Bolstered by a strong performance from its QVC home shopping network, Comcast Corp. yesterday reported strong gains in revenues and cash flow during a second quarter that one analyst described as "outstanding."
The Philadelphia-based cable TV company, which owns three cable systems in the Baltimore area, more than doubled its sales from the same quarter a year ago, largely as a result of its acquisition of QVC and the Maclean Hunter cable properties in the United States. Revenues for the quarter ended June 30 totaled $823.6 million, compared with $340.6 million a year ago. Excluding the acquisitions, Comcast still posted healthy growth in revenues -- a 17.5 percent increase to $400.1 million.
Comcast's operating cash flow, the most-watched indicator of a cable company's performance, increased to $260.8 million, compared with $148.6 million in the year-ago quarter. Excluding the acquisitions, operating cash flow reached $172 million, a 15.8 percent gain.
Paul Sweeney, an analyst with Wheat First Butcher Singer in Richmond, Va., said the quarterly results showed "the best growth we've seen since late 1993." The growth figures showed that the company is getting over the trauma of federal price regulation. "The worst is behind the cable television industry," he said.
Comcast's stock gained 37.5 cents to close at $19.625.
Excluding the Hunter revenues, Comcast's core cable business posted a revenue gain of 11 percent and a gain in operating cash flow of 15.4 percent, according to Comcast President Brian L. Roberts.

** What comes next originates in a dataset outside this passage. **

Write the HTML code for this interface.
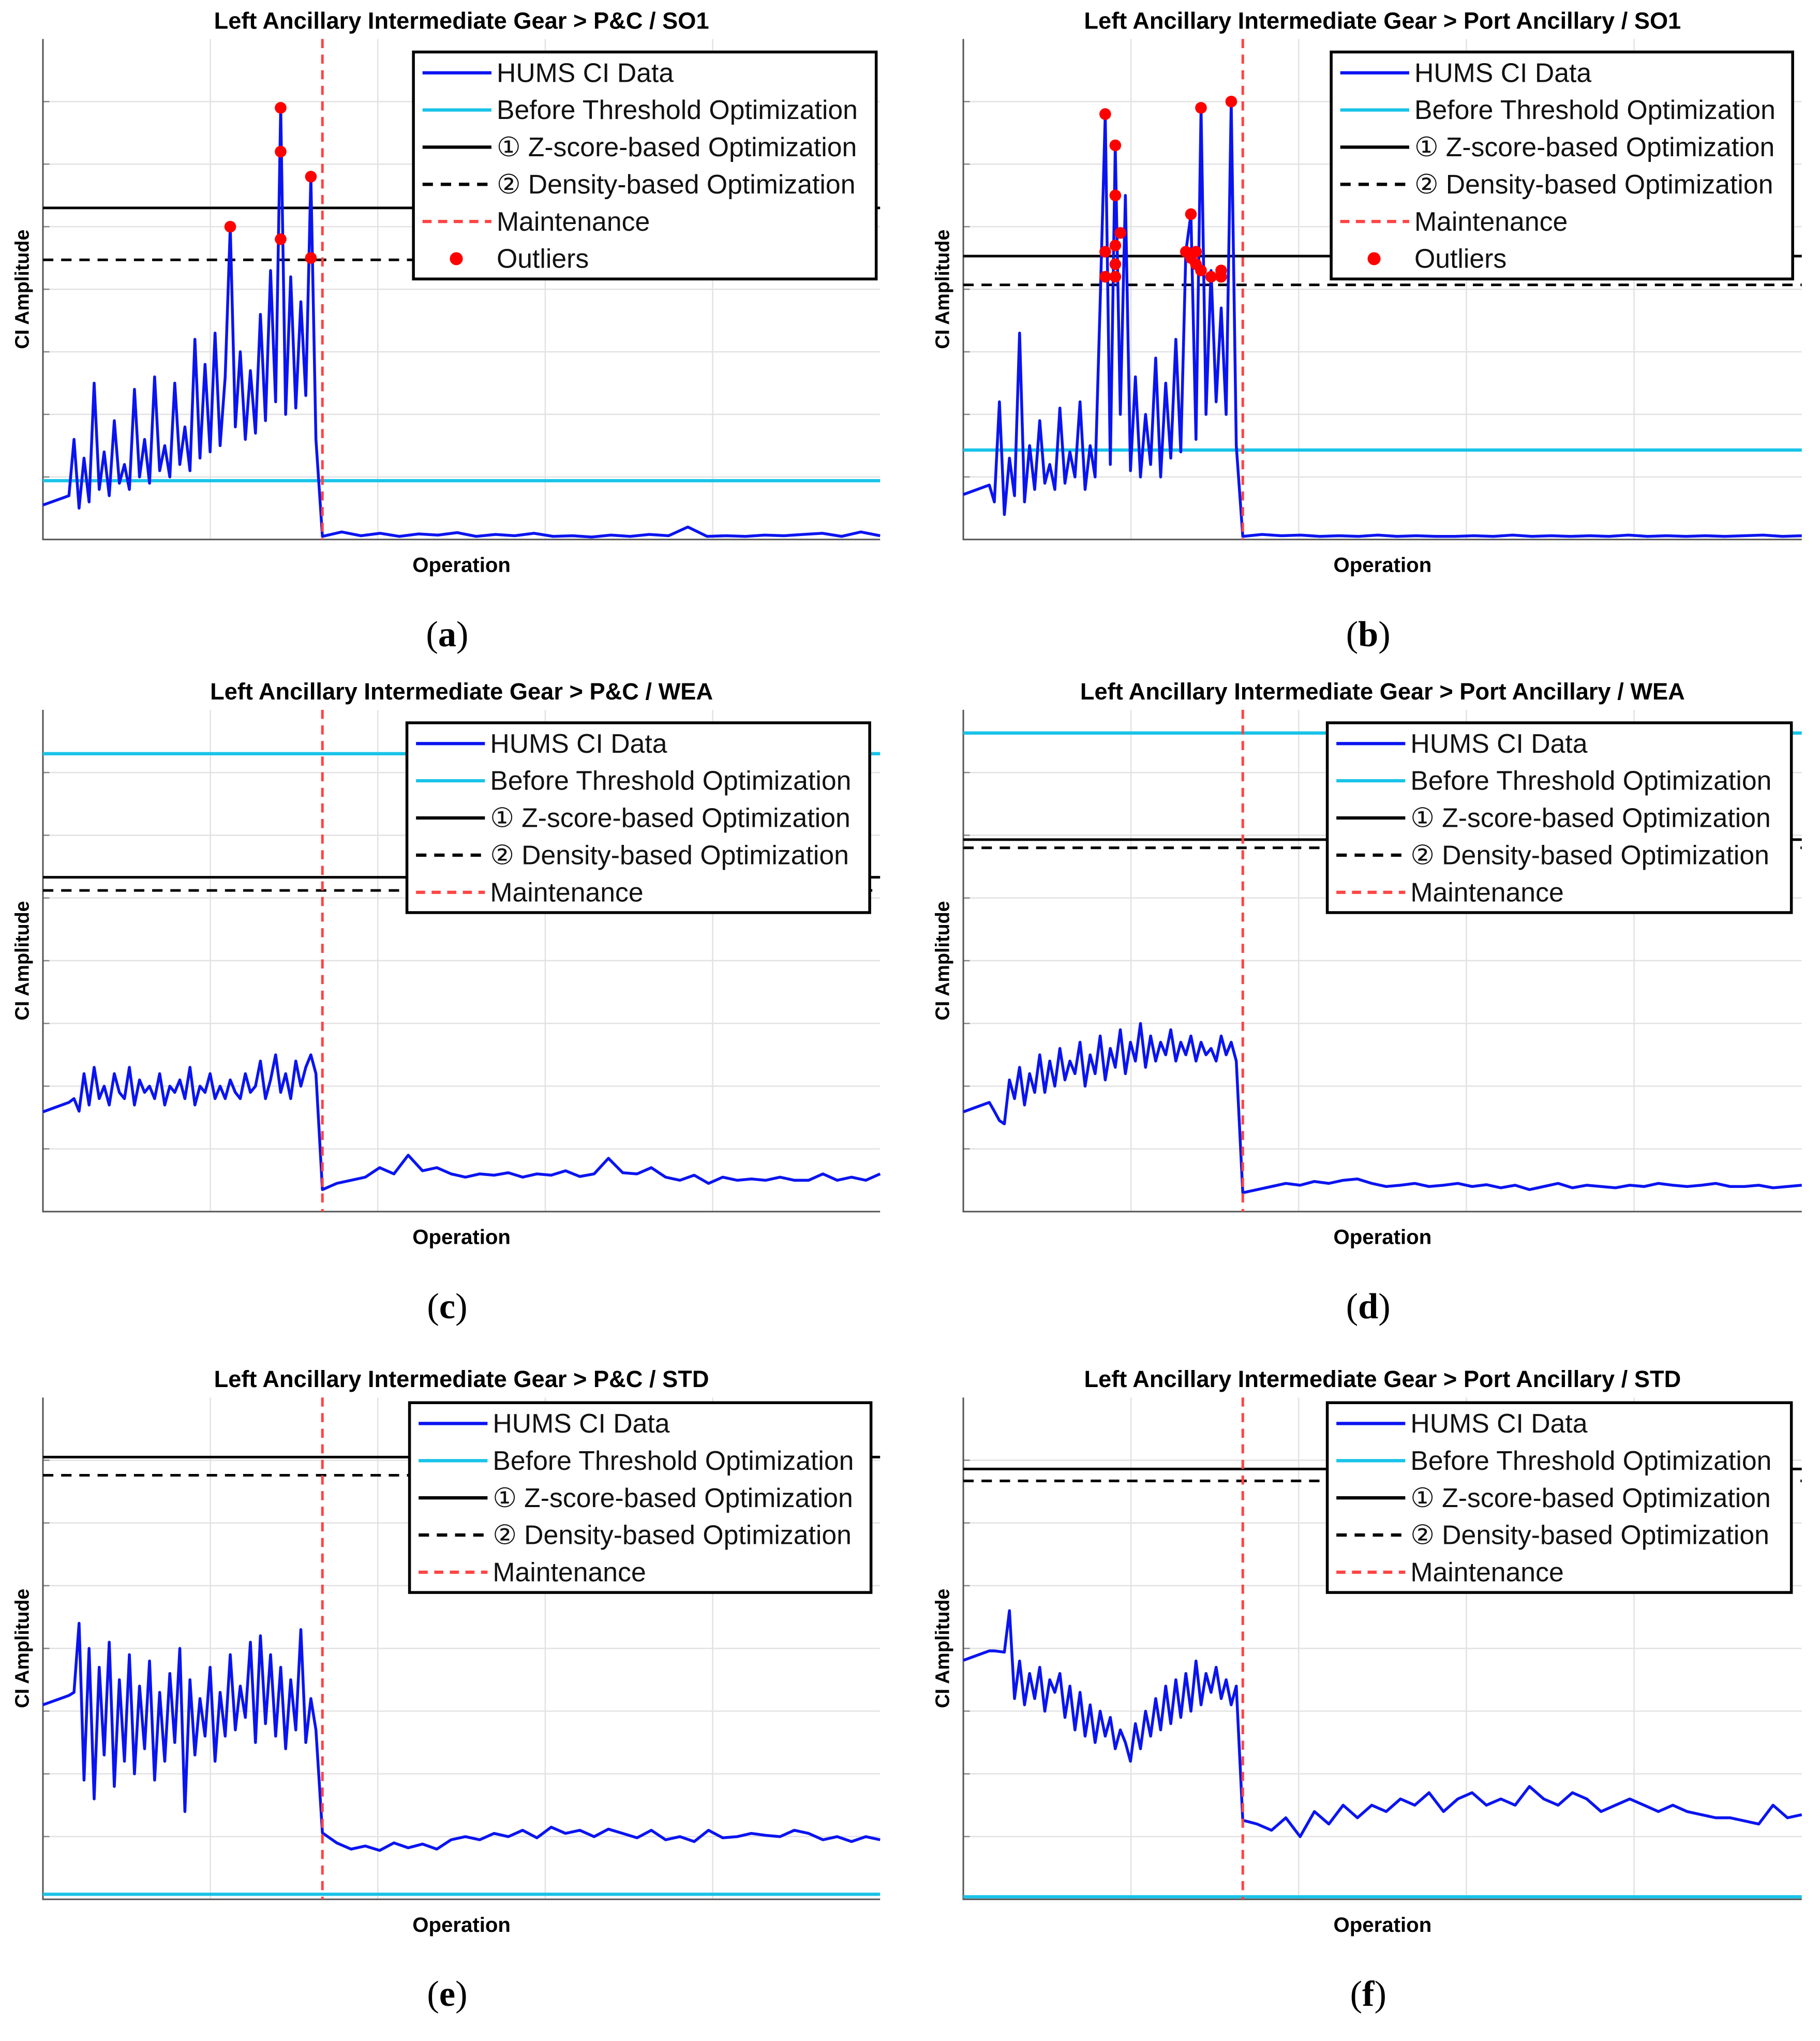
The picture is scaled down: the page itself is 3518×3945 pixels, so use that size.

Among those cable properties are the systems in Baltimore, Harford and Howard counties.
Those strong gains were surpassed by those at QVC, where sales increased 20.2 percent to $357.4 million and operating cash flow jumped 24.2 percent to $56.7 million. Comcast completed its acquisition of QVC in February.
Mr. Sweeney said the "great" results showed that QVC will be a valuable addition for Comcast. "It's going to be a very important growth driver for them."
The company's cellular business also posted strong gains -- 34.4 percent in revenue and 23.5 percent in cash flow.
Comcast also reported a net loss of $29.2 million, or 12 cents a share, compared with a loss of $12.9 million, or 5 cents a share, during the year-ago quarter. However, earnings are not as closely watched an indicator in the cable industry as in other businesses because of their high levels of depreciation, amortization and interest expense.
Mr. Sweeney said that, in fact, he'd prefer that cable companies not show profits because they would just have to pay taxes on it.
"I'd rather they keep the cash in house," he said.